During their college careers, between a quarter and a third of students will experience a mental health disorder such as anxiety or depression. The Student Flourishing Initiative offers a credit-bearing course aimed at first-year students to explore academic underpinnings of well-being as well as develop a personal practice to cultivate their own mental health throughout college and beyond.
Center for Healthy Minds researchers, along with partners at Pennsylvania State University and the University of Virginia, are creating and studying the impact of a well-being curriculum for college freshman. With the goal of instilling the knowledge and skills that enable students to cultivate a life filled with flourishing, the team is taking an interdisciplinary approach to leverage the challenges of the college transition into an experience that promotes growth and flourishing.
If fully funded, the six-year research project will study the impact of this course on 10,000 incoming college students, and outcomes will include short- and long-term measures of student success, health and well-being, as well as their capacity and desire to perform in their chosen field of study and to make contributions to society and the world.

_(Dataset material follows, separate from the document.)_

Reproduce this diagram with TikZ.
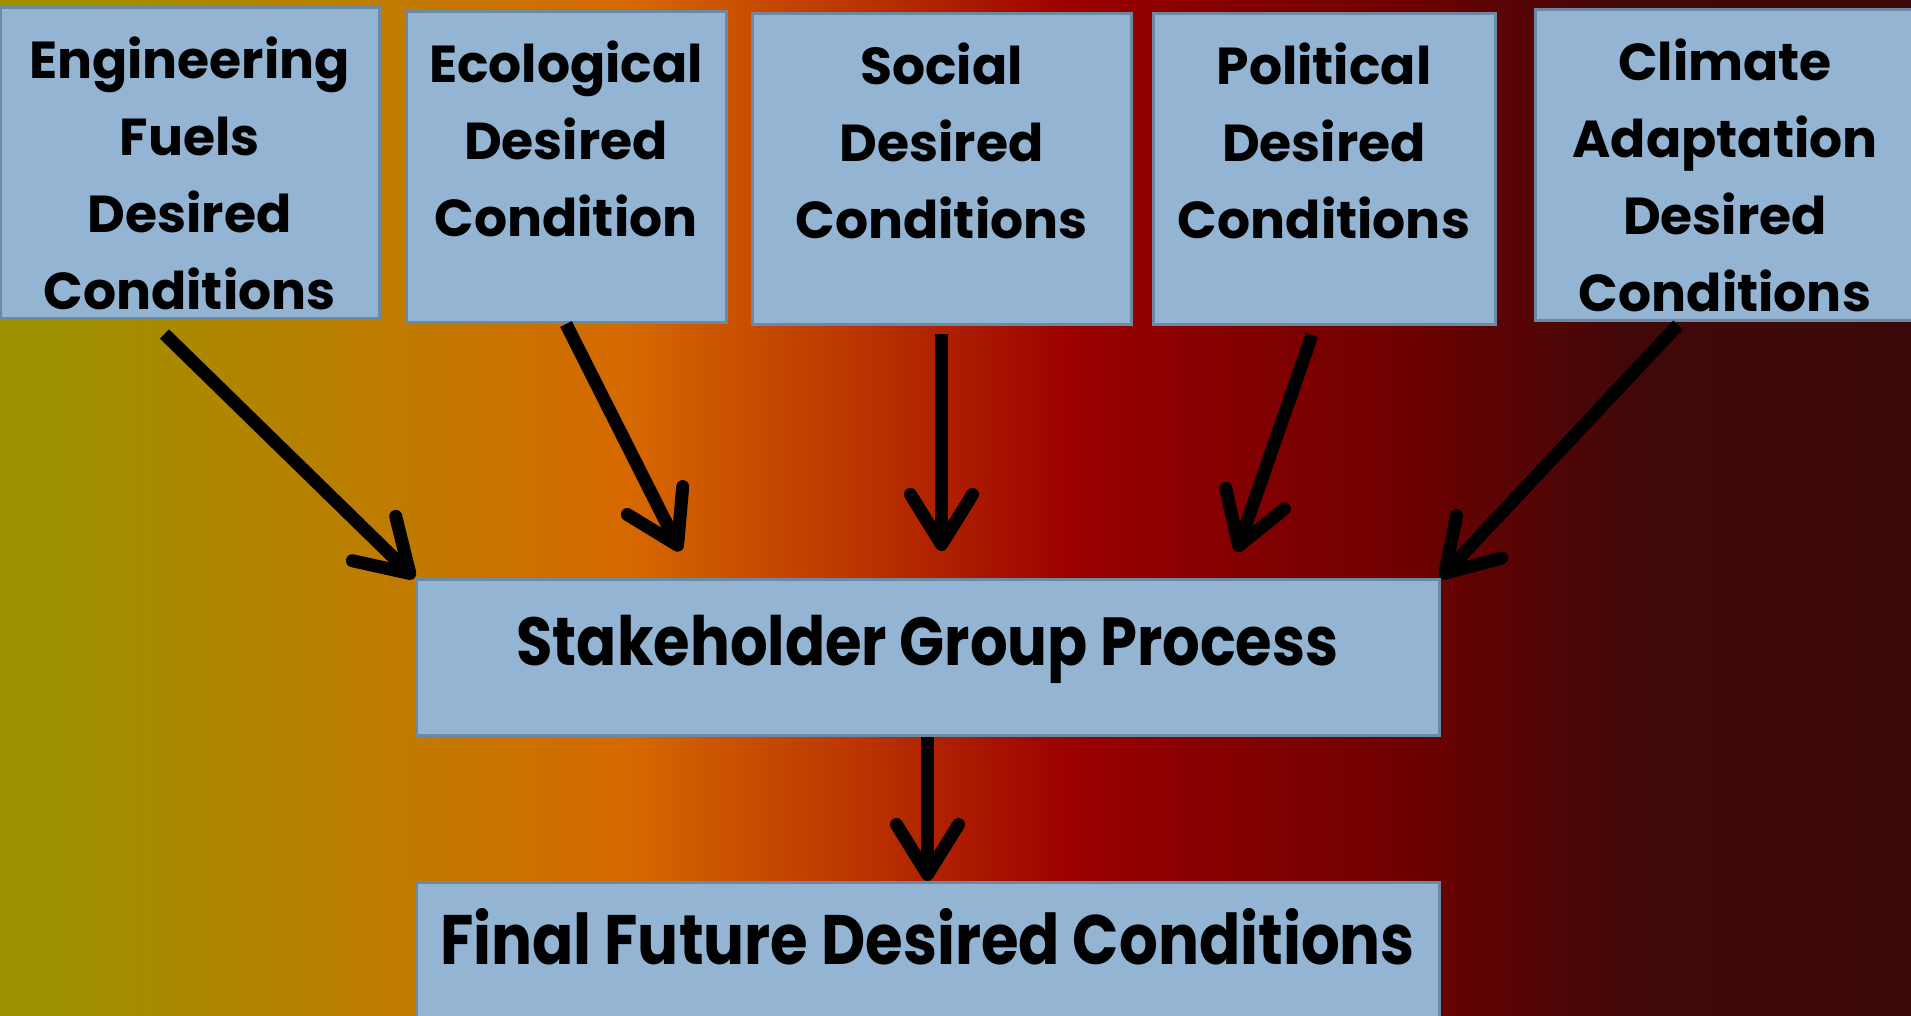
\documentclass[tikz,border=0pt]{standalone}
\usepackage{fontspec}
\newfontfamily\boxfont{Poppins}
\newfontfamily\processfont{Poppins}[FakeStretch=0.87]
\usetikzlibrary{arrows.meta}
\definecolor{bgOlive}{RGB}{158,144,0}
\definecolor{bgGold}{RGB}{190,124,0}
\definecolor{bgOrange}{RGB}{214,104,0}
\definecolor{bgRust}{RGB}{184,48,0}
\definecolor{bgRed}{RGB}{156,0,0}
\definecolor{bgCrimson}{RGB}{138,0,0}
\definecolor{bgMaroon}{RGB}{112,0,0}
\definecolor{bgDark}{RGB}{66,8,8}
\definecolor{bgDarkest}{RGB}{58,8,8}
\definecolor{boxFill}{RGB}{147,180,210}
\definecolor{boxBorder}{RGB}{107,137,163}
% the usable part of a 100bp shading is 25bp to 75bp
\pgfdeclarehorizontalshading{slide background}{100bp}{%
	color(0bp)=(bgOlive); color(26.5bp)=(bgOlive); color(35bp)=(bgGold);
	color(41.5bp)=(bgOrange); color(48bp)=(bgRust); color(53bp)=(bgRed);
	color(56bp)=(bgCrimson); color(61.5bp)=(bgMaroon); color(67.5bp)=(bgDark);
	color(75bp)=(bgDarkest); color(100bp)=(bgDarkest)}
\tikzset{
	desired conditions/.style={
		x=1pt,y=-1pt,
		flow arrow/.style={
			line width=13pt,
			-{Straight Barb[length=50pt,width=62pt,round]}
		}
	},
	condition box/.style={
		draw=boxBorder,
		fill=boxFill,
		line width=3pt,
		anchor=north,
		align=center,
		inner xsep=0pt,
		inner ysep=0pt,
		font=\boxfont\bfseries\fontsize{52}{77}\selectfont
	},
	% baseline of a node with several lines is its last line
	four lines/.style={text height=302pt,text depth=9pt},
	three lines/.style={text height=225pt,text depth=86pt},
	process box/.style={
		condition box,
		minimum width=1023pt,
		text height=86pt,
		text depth=70pt,
		font=\processfont\bfseries\fontsize{68}{84}\selectfont
	}
}

\begin{document}
\begin{tikzpicture}[desired conditions]
	\useasboundingbox (0,0) rectangle (1911,1015);
	\clip (0,0) rectangle (1911,1015);
	\shade[shading=slide background] (0,0) rectangle (1911,1015);
	% inputs
	\node[condition box,four lines,minimum width=379pt] (eng) at (189.5,6) {Engineering\\Fuels\\Desired\\Conditions};
	\node[condition box,three lines,minimum width=320pt] (eco) at (566,10) {Ecological\\Desired\\Condition};
	\node[condition box,three lines,minimum width=379pt] (social) at (941.5,12) {Social\\Desired\\Conditions};
	\node[condition box,three lines,minimum width=342pt] (political) at (1324,12) {Political\\Desired\\Conditions};
	\node[condition box,four lines,minimum width=380pt] (climate) at (1725,8) {Climate\\Adaptation\\Desired\\Conditions};
	% process and result
	\node[process box] (stake) at (927.5,578) {Stakeholder Group Process};
	\node[process box,text height=82pt,text depth=150pt,font=\processfont\bfseries\fontsize{70}{84}\selectfont] (final) at (927.5,881) {Final Future Desired Conditions};
	\draw[flow arrow] ([xshift=-25pt,yshift=-14pt]eng.south) -- (stake.north west);
	\draw[flow arrow] (eco.south) -- ([xshift=266pt,yshift=27pt]stake.north west);
	\draw[flow arrow] ([yshift=-8pt]social.south) -- ([xshift=14pt,yshift=27pt]stake.north);
	\draw[flow arrow] ([xshift=-12pt,yshift=-9pt]political.south) -- ([xshift=-204pt,yshift=26pt]stake.north east);
	\draw[flow arrow] ([xshift=-47pt,yshift=-3pt]climate.south) -- (stake.north east);
	\draw[flow arrow] (stake.south) -- (final.north);
\end{tikzpicture}
\end{document}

Bringing together experts from diverse fields across the Sciences and the Humanities, the group is developing a large-scale academic course with a supporting digital platform and resources for incoming college students to nurture in them the wisdom and skills that will enable them to flourish in the face of the many challenges—such as chronic stress and anxiety—that come with the transition to their university experience. The course and platform is aimed at supporting students’ personal, intellectual, and professional success, engagement, and balance during and after their studies through innovations in experiential learning, digital technology, and “whole student” approaches.
By conducting rigorous research on the effects of this curricula, the initiative also has the opportunity to have a broad positive impact on student engagement, retention, well-being and long-term success by transforming the practice and policy of higher education for years to come.
The collaboration aims to:
• Assist students in developing an understanding of human flourishing and the science and philosophy behind this concept
• Help students cultivate the skills that lead to positive social engagement such as awareness, empathy and compassion for others
• Provide students with a supportive academic climate and set of experiential practices and activities that can help them to integrate the knowledge and skills of flourishing into their lives at the university and beyond.
This course will use a sophisticated “flipped classroom” format to allow students to access course lectures, videos, guided practices, and other content at their convenience via a sophisticated app that will also offer powerful tools for monitoring personal change and for gathering research data. Streamlined integration of a digital platform throughout this course will enable a large number of students to connect with on-demand short talks from leading content experts around the world. Furthermore, the larger resources and tools generated for the course will constitute an online learning platform for students to access and utilize throughout the course of their undergraduate years.
The research component of this project will be carefully coordinated between the three universities, who have been collaborating on this project since the summer of 2016. Students will be analyzed at the beginning and end of the course as well as for three years after its completion (through graduation). In the short-term, the study will look to see whether or not students continue to use these practical skills, and will also evaluate their academic success, social-emotional well-being, and development of character values. In the longer-term, the study will track students’ academic performance throughout their careers, as well as their career selection and success, civic engagement, relationship quality and health outcomes.